Originally I had anticipated posting a long, twisted paragraph here about my thoughts, my head space and my heart space but it just doesn’t seem to be generating right now. Explaining emotions generally are easiest done for me on the fly, so I post semi-regularly on my Instagram when a BIG emotion hits me, or the wording comes out most accurate. In short, its muddy, its pretty raw, it certainly isn’t what I expected and its really damn honest.
Medically this pregnancy will be very different. With Sylvia I was so, so symptomatically pregnant. I felt like hell, I was sick, I couldn’t face the water in the shower for 6 months because my boobs hurt too bad, I was bloated, exhausted…pregnancy is rough. And this time, I have quite literally physically felt great. I’ve been running again (five miles three days ago!) though round ligament pain is creeping in and maybe putting that to a halt. I have energy and my boobs are big but pain free. My doctor has reassured me that symptoms really don’t mean much and that all pregnancies are different. I am trying to appreciate physically feeling so good, but at least when you are having pregnancy symptoms, you know you’re pregnant. Not having them feels scary and non-reassuring. Sylvia’s death was unexplained but we are now considered a high risk pregnancy. Myself and the baby will be closely monitored by our regular doctor as well as a specialist. I will have a lot of scans, tests and appointments, hell, we have already had two ultrasounds. Our last ultrasound, pictured above, the baby was wiggling around like crazy, kicking and squirming and allowing for incredible pictures. We will be induced early and likely the first week of October. I will be 29 weeks and 4 days pregnant with Sylvia’s sibling on her first birthday.

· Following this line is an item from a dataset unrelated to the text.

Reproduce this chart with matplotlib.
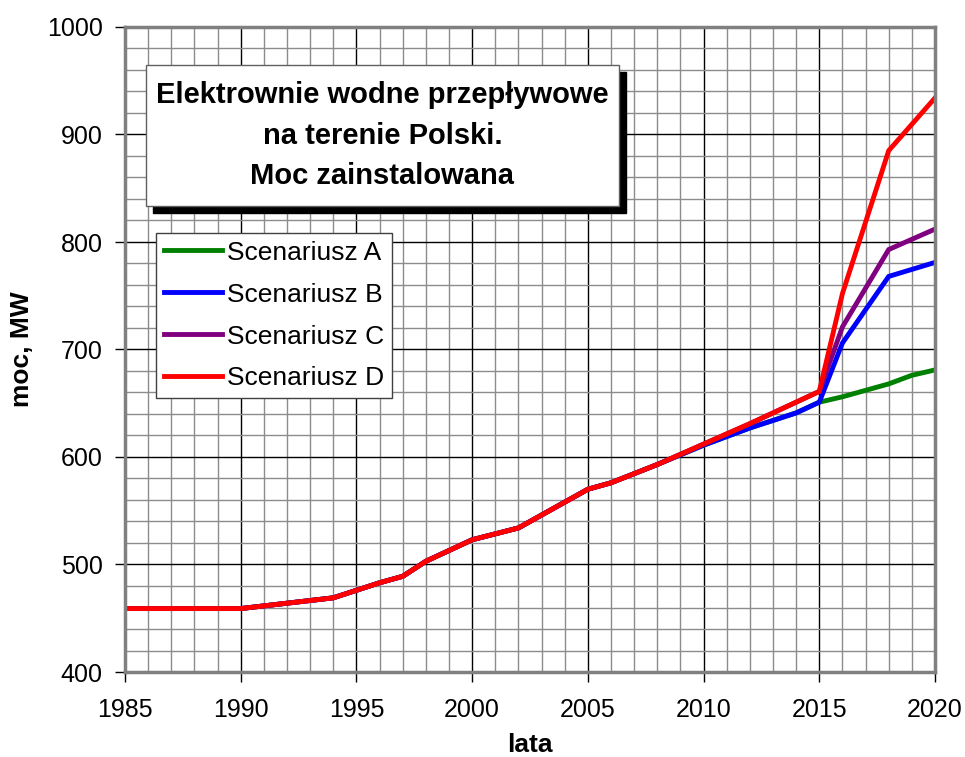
import matplotlib
matplotlib.use("Agg")
import matplotlib.pyplot as plt
from matplotlib.patches import Rectangle
from matplotlib.ticker import MultipleLocator

plt.rcParams['font.family'] = ['Liberation Sans', 'DejaVu Sans']

# values (MW)
years_a = [1985, 1990, 1994, 1995, 1996, 1997, 1998, 2000, 2002, 2005, 2006, 2008, 2010, 2012, 2014, 2015, 2016, 2018, 2019, 2020]
scen_a = [459, 459, 469, 476, 483, 489, 503, 523, 534, 570, 576, 593, 611, 627, 641, 651, 656, 668, 676, 681]

years_b = [1985, 1990, 1994, 1995, 1996, 1997, 1998, 2000, 2002, 2005, 2006, 2008, 2010, 2012, 2014, 2015, 2016, 2018, 2020]
scen_b = [459, 459, 469, 476, 483, 489, 503, 523, 534, 570, 576, 593, 611, 627, 641, 651, 706, 768, 781]

years_c = [1985, 1990, 1994, 1995, 1996, 1997, 1998, 2000, 2002, 2005, 2006, 2008, 2010, 2012, 2014, 2015, 2016, 2018, 2020]
scen_c = [459, 459, 469, 476, 483, 489, 503, 523, 534, 570, 576, 593, 612, 631, 651, 661, 721, 793, 812]

years_d = [1985, 1990, 1994, 1995, 1996, 1997, 1998, 2000, 2002, 2005, 2006, 2008, 2010, 2012, 2014, 2015, 2016, 2018, 2020]
scen_d = [459, 459, 469, 476, 483, 489, 503, 523, 534, 570, 576, 593, 612, 631, 651, 661, 752, 885, 934]

labels = ['Scenariusz A', 'Scenariusz B', 'Scenariusz C', 'Scenariusz D']
colors = ['#008000', '#0000FF', '#800080', '#FF0000']

W, H = 965, 757
fig = plt.figure(figsize=(W / 100, H / 100), dpi=100)
fig.patch.set_facecolor('white')
ax = fig.add_axes([125 / W, 1 - 672 / H, 810 / W, 645 / H])

ax.set_xlim(1985, 2020)
ax.set_ylim(400, 1000)
ax.xaxis.set_major_locator(MultipleLocator(5))
ax.xaxis.set_minor_locator(MultipleLocator(1))
ax.yaxis.set_major_locator(MultipleLocator(100))
ax.yaxis.set_minor_locator(MultipleLocator(20))
ax.grid(which='minor', color='#8c8c8c', lw=1.0)
ax.grid(which='major', color='black', lw=1.0)
ax.set_axisbelow(True)

series = [(years_a, scen_a), (years_b, scen_b), (years_c, scen_c), (years_d, scen_d)]
for (xs, ys), lab, col in zip(series, labels, colors):
    ax.plot(xs, ys, color=col, lw=3.5, label=lab, solid_joinstyle='miter')

for s in ax.spines.values():
    s.set_color('#808080')
    s.set_linewidth(2.5)

ax.tick_params(which='major', direction='out', length=7, width=1, color='black', labelsize=18)
ax.tick_params(axis='x', pad=12)
ax.tick_params(axis='y', pad=9)
ax.tick_params(which='minor', length=0)

ax.set_xlabel('lata', fontsize=19, fontweight='bold', labelpad=8)
ax.set_ylabel('moc, MW', fontsize=19, fontweight='bold', labelpad=9)

leg = ax.legend(loc='upper left', bbox_to_anchor=(155.7 / W, 1 - 232.7 / H), bbox_transform=fig.transFigure,
                fontsize=19, frameon=True, fancybox=False, edgecolor='#404040', framealpha=1,
                handlelength=2.2, handletextpad=0.2, labelspacing=0.68, borderpad=0.3, borderaxespad=0)
leg.get_frame().set_linewidth(1.0)

# title box with shadow
bx0, bx1, by0, by1 = 145.7, 619.3, 65, 206
sh = 7
fig.patches.append(Rectangle(((bx0 + sh) / W, 1 - (by1 + sh) / H), (bx1 - bx0) / W, (by1 - by0) / H,
                             transform=fig.transFigure, facecolor='black', edgecolor='black', zorder=5))
fig.patches.append(Rectangle((bx0 / W, 1 - by1 / H), (bx1 - bx0) / W, (by1 - by0) / H,
                             transform=fig.transFigure, facecolor='white', edgecolor='#606060', lw=1, zorder=6))
fig.text((bx0 + bx1) / 2 / W, 1 - (by0 + by1) / 2 / H,
         'Elektrownie wodne przepływowe\nna terenie Polski.\nMoc zainstalowana',
         ha='center', va='center', fontsize=21, fontweight='bold', linespacing=1.55, zorder=7)

fig.savefig('out.png', dpi=100)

I have settled impending panic attacks thus far and not had to rush to the hospital or our doctor’s office for them to check the heart rate. I worry that once I start doing that, it will become a regular occurrence, which is fine, but also kinda stressful. A wonderful friend of mine who works in the birth center is meeting me tomorrow morning though so we can listen to the heart beat. I started getting nervous just now, wondering if the baby has already died. Wondering if I have shared my emotions of the ups and downs only to have to share again that we have lost another baby. But I keep trying to envision tomorrow, projecting positivity. I’m laying down, my friend’s calm and peaceful demeanor and sweet smile provide a very safe place for this vulnerability. She places the doppler on my belly and a strong heart beat will be heard pounding back. I cry, if I’m not already, we hug and I leave the hospital feeling like I just got a booster of reassurance to carry me through another day. And if it doesn’t happen that way tomorrow or the next time or the time after that and this baby dies, then what? Then I still shared these moments and this vulnerability for a reason. I am compelled to do so because I have realized that Sylvia is a lot bigger than Carlos and I could ever be. And Sylvia’s siblings are a continuation of her and her story more so than Carlos and my story. She is bigger than us. And that makes me a very, very proud mommy.